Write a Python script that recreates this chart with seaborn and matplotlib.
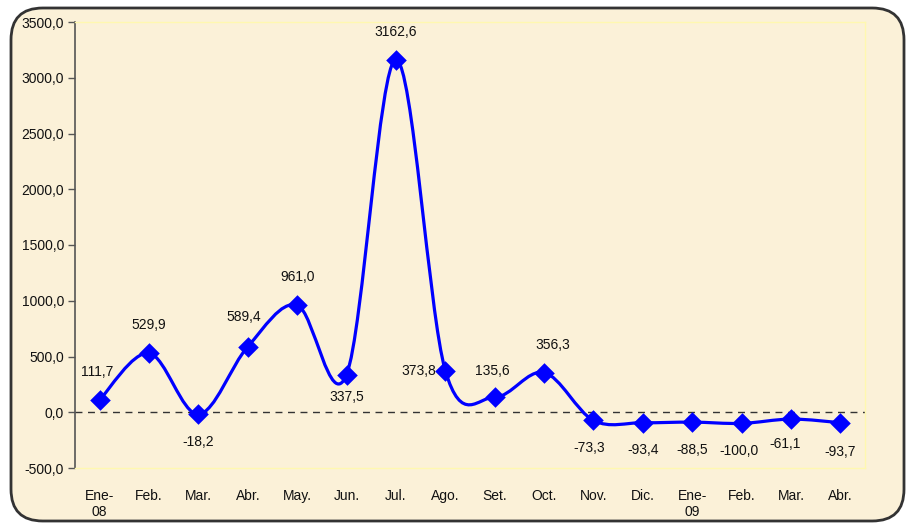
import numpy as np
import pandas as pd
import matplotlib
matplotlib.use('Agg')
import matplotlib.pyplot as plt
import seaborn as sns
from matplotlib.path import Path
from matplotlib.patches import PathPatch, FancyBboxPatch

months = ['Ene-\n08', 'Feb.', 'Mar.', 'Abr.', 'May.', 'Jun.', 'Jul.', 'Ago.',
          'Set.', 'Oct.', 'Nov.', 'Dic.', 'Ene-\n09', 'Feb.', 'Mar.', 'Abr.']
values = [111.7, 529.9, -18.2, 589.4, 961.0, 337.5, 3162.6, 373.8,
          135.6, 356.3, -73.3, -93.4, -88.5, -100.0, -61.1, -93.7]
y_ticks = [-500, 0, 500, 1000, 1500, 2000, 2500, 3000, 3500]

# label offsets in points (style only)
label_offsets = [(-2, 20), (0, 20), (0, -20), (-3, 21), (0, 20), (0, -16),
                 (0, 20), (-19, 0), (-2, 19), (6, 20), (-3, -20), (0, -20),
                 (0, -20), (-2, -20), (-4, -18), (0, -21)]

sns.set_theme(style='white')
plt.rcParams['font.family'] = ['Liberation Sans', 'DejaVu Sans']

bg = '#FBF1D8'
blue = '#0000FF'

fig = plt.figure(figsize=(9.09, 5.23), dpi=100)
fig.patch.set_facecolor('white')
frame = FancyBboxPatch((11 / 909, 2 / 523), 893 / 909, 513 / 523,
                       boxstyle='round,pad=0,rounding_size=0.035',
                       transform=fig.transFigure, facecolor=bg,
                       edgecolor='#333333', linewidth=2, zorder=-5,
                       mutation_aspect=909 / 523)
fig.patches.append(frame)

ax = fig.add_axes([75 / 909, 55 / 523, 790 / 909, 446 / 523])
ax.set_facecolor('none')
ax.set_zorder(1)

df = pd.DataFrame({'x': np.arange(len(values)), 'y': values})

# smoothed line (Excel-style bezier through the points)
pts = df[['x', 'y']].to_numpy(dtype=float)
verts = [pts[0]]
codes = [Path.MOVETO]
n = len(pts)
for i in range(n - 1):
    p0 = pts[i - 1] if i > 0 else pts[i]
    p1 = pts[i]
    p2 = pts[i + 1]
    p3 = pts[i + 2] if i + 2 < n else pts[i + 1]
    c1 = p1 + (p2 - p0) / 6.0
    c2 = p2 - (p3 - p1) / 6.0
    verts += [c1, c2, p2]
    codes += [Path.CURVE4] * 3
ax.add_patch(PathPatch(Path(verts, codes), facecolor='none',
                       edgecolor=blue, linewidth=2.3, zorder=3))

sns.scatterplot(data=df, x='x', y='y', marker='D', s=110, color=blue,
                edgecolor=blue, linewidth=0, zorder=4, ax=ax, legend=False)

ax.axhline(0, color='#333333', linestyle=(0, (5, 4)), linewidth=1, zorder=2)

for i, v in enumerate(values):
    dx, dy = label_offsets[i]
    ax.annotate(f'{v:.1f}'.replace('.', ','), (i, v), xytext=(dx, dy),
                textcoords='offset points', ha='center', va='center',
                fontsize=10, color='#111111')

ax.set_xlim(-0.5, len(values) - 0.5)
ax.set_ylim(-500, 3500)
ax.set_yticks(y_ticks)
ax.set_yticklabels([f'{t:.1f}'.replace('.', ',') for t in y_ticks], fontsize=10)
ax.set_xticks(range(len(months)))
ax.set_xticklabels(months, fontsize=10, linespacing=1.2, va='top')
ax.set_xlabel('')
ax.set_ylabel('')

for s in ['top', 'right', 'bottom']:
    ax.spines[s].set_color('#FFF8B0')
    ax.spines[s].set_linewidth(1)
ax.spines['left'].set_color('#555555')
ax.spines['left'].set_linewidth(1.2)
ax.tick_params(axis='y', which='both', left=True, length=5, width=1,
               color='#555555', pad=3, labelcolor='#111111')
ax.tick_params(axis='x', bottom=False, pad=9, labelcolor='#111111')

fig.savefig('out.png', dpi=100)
+++++
Copy nothing but the lines from the first one in the listing through the line with "from matplotlib.patches import", and omit the pictures.

Write a Python script that recreates this chart with seaborn and matplotlib.
import numpy as np
import pandas as pd
import matplotlib
matplotlib.use('Agg')
import matplotlib.pyplot as plt
import seaborn as sns
from matplotlib.path import Path
from matplotlib.patches import PathPatch, FancyBboxPatch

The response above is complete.